January 2017

Nashville Opera Presents the World Premiere of Three Way at TPAC January 27–29

by John Pitcher

The Client should have known he was in trouble the moment he entered the Dominatrix’s dungeon. An arrogant, willful businessman, the Client had scheduled an appointment to see the Mistress Tosca, but he found the Mistress Salome inside the dungeon instead. People who know their 20th-century opera realize Salome is one dangerous diva.

But do they know she’s also a hoot? Nashville Opera artistic director John Hoomes discovered that a few years ago when he attended an opera workshop in Fort Worth, Texas. One of the new works receiving a tryout was a one-act chamber opera called Safe Word, a surprisingly funny, lyrical piece with an improbable BDSM theme.

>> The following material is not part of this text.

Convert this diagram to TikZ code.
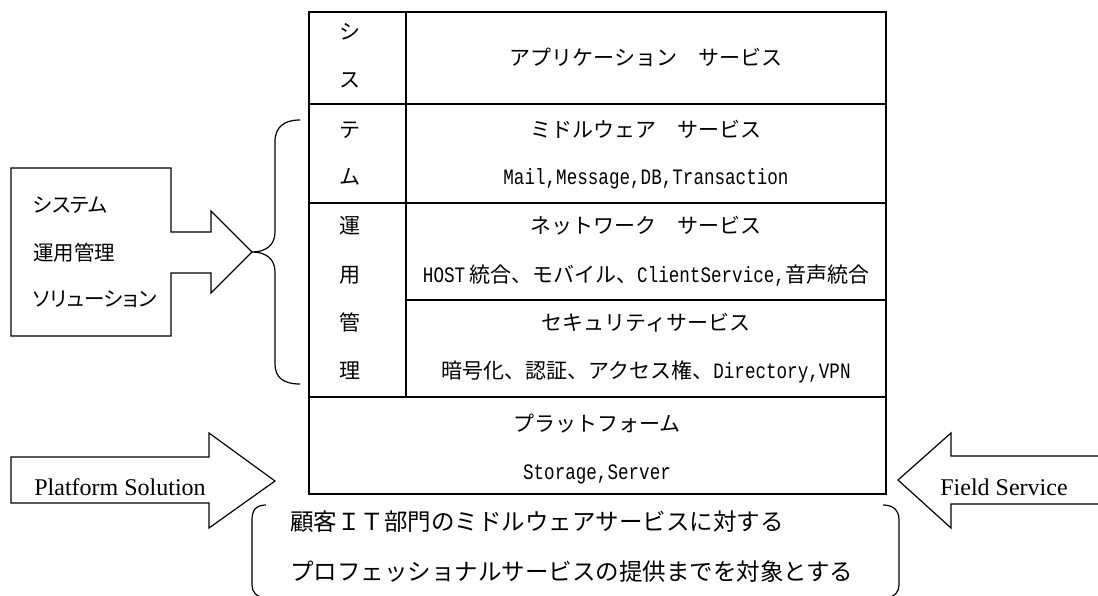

“I ran into John Hoomes right after the performance, and he told me he was interested in staging the opera,” recalls Safe Word composer Robert Paterson. “But he also said he was a little scared about the opera’s erotic angle. At that moment, an old lady walked up to us and said, ‘You know, I really loved that Dominatrix.’ I think John decided to do the opera right then and there.”

Eliza Bonet performs as The Domme in Safe Word and Jillian Debridge in Masquerade

Safe Word is part of a triptych of one-act operas called Three Way, all of which explore modern sexual relationships in humorous yet poignant ways. Nashville Opera will present the world premiere of the entire triptych January 27–29 at TPAC’s Polk Theater. Then, in June, the production moves to New York City, where it will be staged at the Brooklyn Academy of Music’s new Fishman Space. That event will be Nashville Opera’s second foray into the Big Apple in as many years. Hoomes’s production of the contemporary Spanish- language opera Florencia en el Amazonas was staged at Lincoln Center last summer.

Contemporary opera has become something of a passion for Hoomes in recent years. In 2012, he staged composer David Lang’s contemporary gothic opera The Difficulty of Crossing a Field to rave reviews. Later his daring production of Philip Glass’s Hydrogen Jukebox raised eyebrows with its adult themes while winning critical praise for its stylish presentation.

Three Way boasts adult themes aplenty, but Hoomes was attracted to a different quality. “I loved the humor in this work,” says Hoomes. “For whatever reason, contemporary opera tends to be deadly serious. Three Way stands out because it’s a comedy. I think of it as Sex and the City meets The Twilight Zone.”

Danielle Pastin is Maya in The Companion and Connie in Masquerade

No doubt, The Twilight Zone’s Rod Serling would have loved The Companion, the first act in the triptych. Set in the near future, The Companion involves a woman’s search for a perfect lover, which she seemingly finds in a biomorphic automaton. But in the end, this high-tech sexual aid turns out to be a paranoid android, leaving the woman and her would-be human lover Dax feeling decidedly unsatisfied.

“In The Companion, the pursuit of idealized love ultimately results in an overwhelming sense of loneliness,” says baritone Wes Mason, who sings the role of Dax, the android Joe’s tech-support agent.

Surely the opera’s most overtly funny act is Safe Word, which one might describe as Fifty Shades of Grey meets The Carol Burnett Show. How else would you describe a Dominatrix in thigh-high leather boots who goes to town on a Client dressed in drag, calling himself Polly Puddlepanties? Loneliness is again a subtext, with genuine intimacy replaced by fetish and fantasy.

Matthew Treviño plays The Client in Safe Word, and Bruce Debridge in Masquerade

The final act, Masquerade, is set at a swingers’ party hosted by an online community called the Pleasure Pilgrims. This piece, which features a large ensemble cast, is filled with the sort of nuance and breezy innuendo that one might find in a Mozart-Da Ponte opera.

Three Way has at least one other thing in common with the Mozart-Da Ponte tradition, namely a heightened sense of lyricism. Paterson and his librettist, David Cote, had little interest in writing the sort of experimental melodies often heard in contemporary opera. They preferred to compose old-school arias.

“Ultimately, we decided to let the content of the story dictate the form of the music,” says Cote. “And in a work like Three Way, we decided it’s OK for the music to often sound funny.”